___ Given records ___

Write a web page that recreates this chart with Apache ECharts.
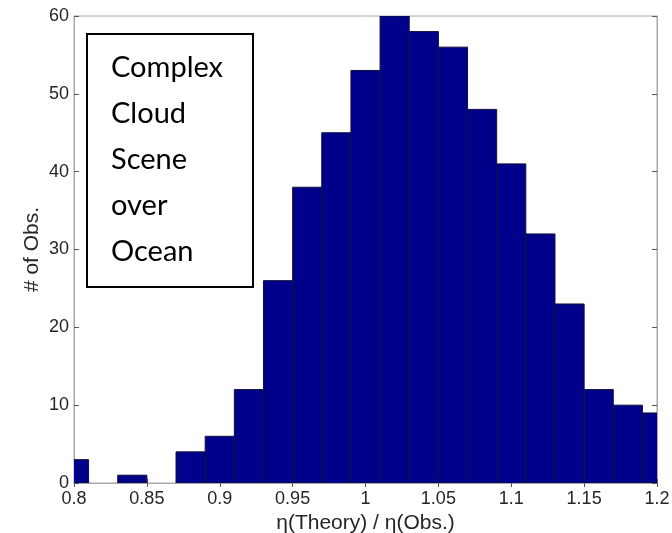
<!DOCTYPE html>
<html>
<head>
<meta charset="utf-8">
<script src="https://cdn.jsdelivr.net/npm/echarts@6/dist/echarts.min.js"></script>
<style>
  html, body { margin: 0; padding: 0; background: #fff; }
  #chart { width: 672px; height: 533px; }
</style>
</head>
<body>
<div id="chart"></div>
<script>
// Histogram bins: centres and widths of η(Theory)/η(Obs.) ratios
const binCenters = [0.80, 0.82, 0.84, 0.86, 0.88, 0.90, 0.92, 0.94, 0.96, 0.98, 1.00,
                    1.02, 1.04, 1.06, 1.08, 1.10, 1.12, 1.14, 1.16, 1.18, 1.20];
const binWidth = 0.02;
const counts = [3, 0, 1, 0, 4, 6, 12, 26, 38, 45, 53,
                60, 58, 56, 48, 41, 32, 23, 12, 10, 9];

const xTicks = [0.8, 0.85, 0.9, 0.95, 1, 1.05, 1.1, 1.15, 1.2];
const yTicks = [0, 10, 20, 30, 40, 50, 60];
const boxLines = ['Complex', 'Cloud', 'Scene', 'over', 'Ocean'];

const chart = echarts.init(document.getElementById('chart'), null, { renderer: 'canvas' });

const axisGray = '#a8a8a8';
const tickFont = { fontFamily: 'Liberation Sans, Arial, sans-serif', fontSize: 18, color: '#262626' };
const nameFont = { fontFamily: 'Liberation Sans, Arial, sans-serif', fontSize: 21, color: '#262626' };

const histData = binCenters.map((c, i) => [c - binWidth / 2, c + binWidth / 2, counts[i]]);

const textEls = boxLines.map((t, i) => ({
  type: 'text',
  left: 111,
  top: 53 + i * 46,
  style: {
    text: t,
    font: '29px Lato, "Noto Sans", sans-serif',
    fill: '#000'
  }
}));

chart.setOption({
  animation: false,
  backgroundColor: '#fff',
  grid: {
    left: 74, right: 15, top: 16, bottom: 50,
    outerBoundsMode: 'none', containLabel: false,
    show: true, borderColor: axisGray, borderWidth: 1
  },
  xAxis: [{
    type: 'value',
    min: xTicks[0], max: xTicks[xTicks.length - 1], interval: 0.05,
    name: 'η(Theory) / η(Obs.)',
    nameLocation: 'middle', nameGap: 28,
    nameTextStyle: nameFont,
    axisLine: { show: true, lineStyle: { color: axisGray } },
    axisTick: { show: true, inside: true, length: 4, lineStyle: { color: '#555' } },
    axisLabel: Object.assign({ margin: 7, formatter: v => String(+v.toFixed(2)) }, tickFont),
    splitLine: { show: false }
  }, {
    type: 'value', position: 'top',
    min: xTicks[0], max: xTicks[xTicks.length - 1], interval: 0.05,
    axisLine: { show: true, lineStyle: { color: axisGray } },
    axisTick: { show: true, inside: true, length: 4, lineStyle: { color: '#555' } },
    axisLabel: { show: false }, splitLine: { show: false }
  }],
  yAxis: [{
    type: 'value',
    min: yTicks[0], max: yTicks[yTicks.length - 1], interval: 10,
    name: '# of Obs.',
    nameLocation: 'middle', nameGap: 31, nameRotate: 90, nameMoveOverlap: false,
    nameTextStyle: nameFont,
    axisLine: { show: true, lineStyle: { color: axisGray } },
    axisTick: { show: true, inside: true, length: 5, lineStyle: { color: '#555' } },
    axisLabel: Object.assign({ margin: 5 }, tickFont),
    splitLine: { show: false }
  }, {
    type: 'value', position: 'right',
    min: yTicks[0], max: yTicks[yTicks.length - 1], interval: 10,
    axisLine: { show: true, lineStyle: { color: axisGray } },
    axisTick: { show: true, inside: true, length: 5, lineStyle: { color: '#555' } },
    axisLabel: { show: false }, splitLine: { show: false }
  }],
  series: [{
    type: 'custom',
    clip: true,
    data: histData,
    encode: { x: [0, 1], y: 2 },
    renderItem: function (params, api) {
      const p0 = api.coord([api.value(0), 0]);
      const p1 = api.coord([api.value(1), api.value(2)]);
      if (api.value(2) <= 0) return null;
      return {
        type: 'rect',
        shape: { x: p0[0], y: p1[1], width: p1[0] - p0[0], height: p0[1] - p1[1] },
        style: { fill: '#00008a', stroke: '#10103a', lineWidth: 1 }
      };
    }
  }],
  graphic: [{
    type: 'rect',
    left: 86, top: 33,
    shape: { width: 166, height: 253 },
    style: { fill: '#fff', stroke: '#000', lineWidth: 2 },
    z: 10
  }].concat(textEls.map(e => Object.assign(e, { z: 11 })))
});
</script>
</body>
</html>
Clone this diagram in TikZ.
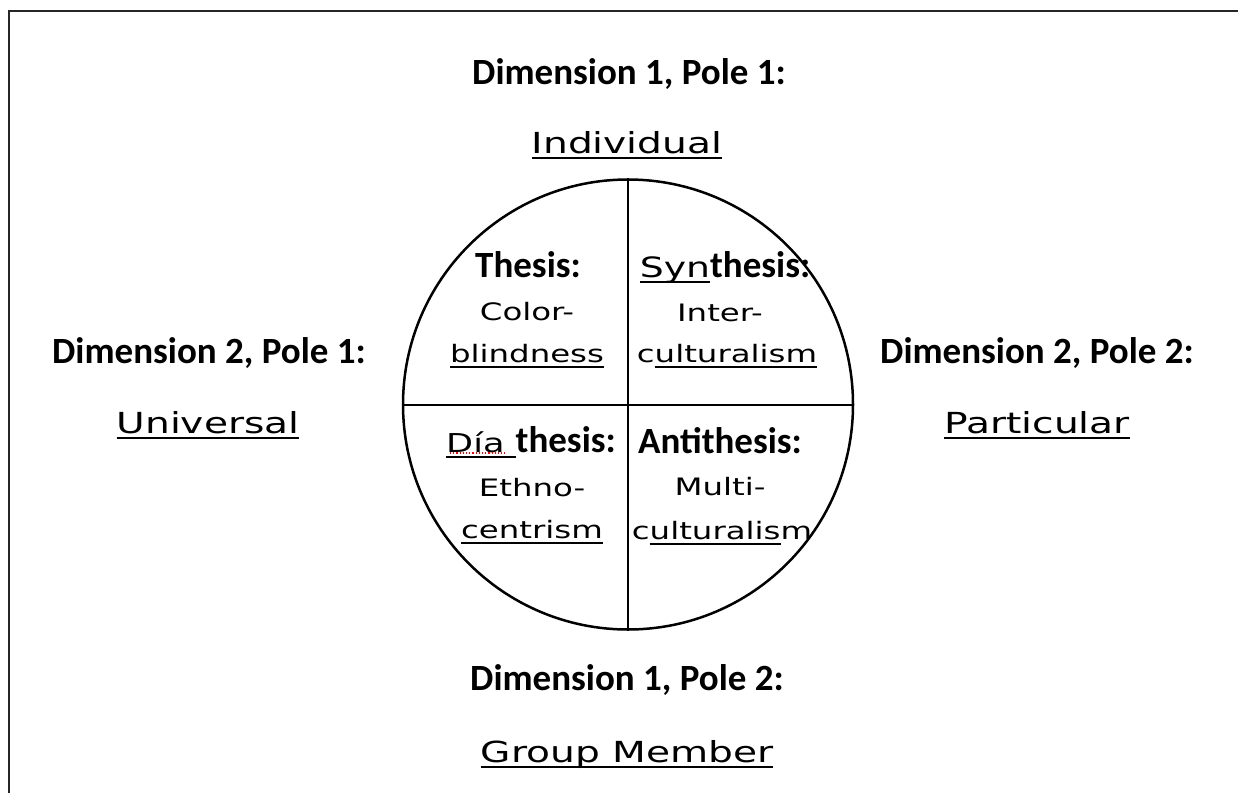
\documentclass[tikz,border=0pt]{standalone}
\usepackage{fontspec}
\setmainfont{Carlito}
\newfontfamily\hand[FakeStretch=1.35]{DejaVu Sans}
\newcommand\hul[1]{\sbox0{#1}\rlap{\rule[-5.5pt]{\wd0}{1.4pt}}\usebox0}
\tikzset{
  bold/.style={font=\fontsize{37}{44}\selectfont\bfseries, anchor=base, inner sep=0pt},
  handout/.style={font=\fontsize{29}{34}\selectfont\hand, anchor=base, inner sep=0pt},
  handin/.style={font=\fontsize{24}{28}\selectfont\hand, anchor=base, inner sep=0pt},
  mixed/.style={font=\fontsize{37}{44}\selectfont, anchor=base, inner sep=0pt},
  frame/.style={line width=2pt, black!85},
  divider/.style={line width=2pt},
}
\begin{document}
\begin{tikzpicture}[x=1pt,y=-1pt]
\useasboundingbox (0,0) rectangle (1238,793);
\draw[frame] (1238,11) -- (9,11) -- (9,793);
% circle and quadrants
\node[circle, draw, line width=2.5pt, minimum size=450pt, inner sep=0pt] (c) at (628,404.5) {};
\draw[divider] (c.north) -- (c.south);
\draw[divider] (c.west) -- (c.east);
% outer labels
\node[bold] (d1p1) at (629,84) {Dimension 1, Pole 1:};
\node[handout] (ind) at (627,153) {\hul{Individual}};
\node[bold] (d2p1) at (209,363) {Dimension 2, Pole 1:};
\node[handout] (uni) at (208,433) {\hul{Universal}};
\node[bold] (d2p2) at (1037,363) {Dimension 2, Pole 2:};
\node[handout] (par) at (1037,433) {\hul{Particular}};
\node[bold] (d1p2) at (627,690) {Dimension 1, Pole 2:};
\node[handout] (grp) at (627,762) {\hul{Group Member}};
% top-left
\node[bold] (th) at (528,277) {Thesis:};
\node[handin] (col) at (527,320) {Color-};
\node[handin] (bli) at (527,362) {\hul{blindness}};
% top-right
\node[mixed] (syn) at (725,277) {\hul{\fontsize{28}{32}\selectfont\hand Syn}\bfseries thesis:};
\node[handin] (int) at (720,321) {Inter-};
\node[handin] (cul1) at (727,362) {c\hul{ulturalism}};
% bottom-left
\node[mixed] (dia) at (531,452) {\hul{\fontsize{26}{30}\selectfont\hand Día }\bfseries thesis:};
\draw[red, dotted, line width=1.2pt] (450,453) -- (505,453);
\node[handin] (eth) at (532,496) {Ethno-};
\node[handin] (cen) at (532,538) {\hul{centrism}};
% bottom-right
\node[bold] (ant) at (720,453) {Antithesis:};
\node[handin] (mul) at (720,495) {Multi-};
\node[handin] (cul2) at (722,539) {c\hul{ulturalis}m};
\end{tikzpicture}
\end{document}
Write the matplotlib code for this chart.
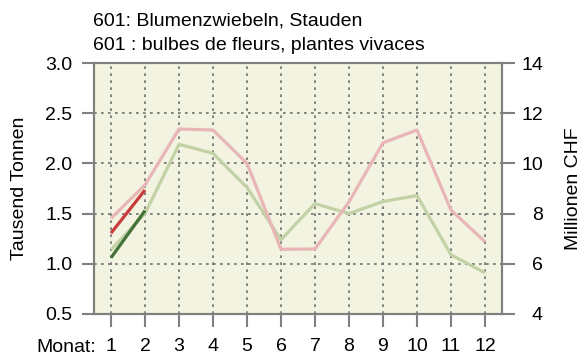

___

* [Set problem]: Leave out the pictures and repeat exactly the lines from the start of the material through the line that contains "60, 58, 56, 48, 41, 32, 23, 12, 10, 9];", both included.

* [Result]:
Write a web page that recreates this chart with Apache ECharts.
<!DOCTYPE html>
<html>
<head>
<meta charset="utf-8">
<script src="https://cdn.jsdelivr.net/npm/echarts@6/dist/echarts.min.js"></script>
<style>
  html, body { margin: 0; padding: 0; background: #fff; }
  #chart { width: 672px; height: 533px; }
</style>
</head>
<body>
<div id="chart"></div>
<script>
// Histogram bins: centres and widths of η(Theory)/η(Obs.) ratios
const binCenters = [0.80, 0.82, 0.84, 0.86, 0.88, 0.90, 0.92, 0.94, 0.96, 0.98, 1.00,
                    1.02, 1.04, 1.06, 1.08, 1.10, 1.12, 1.14, 1.16, 1.18, 1.20];
const binWidth = 0.02;
const counts = [3, 0, 1, 0, 4, 6, 12, 26, 38, 45, 53,
                60, 58, 56, 48, 41, 32, 23, 12, 10, 9];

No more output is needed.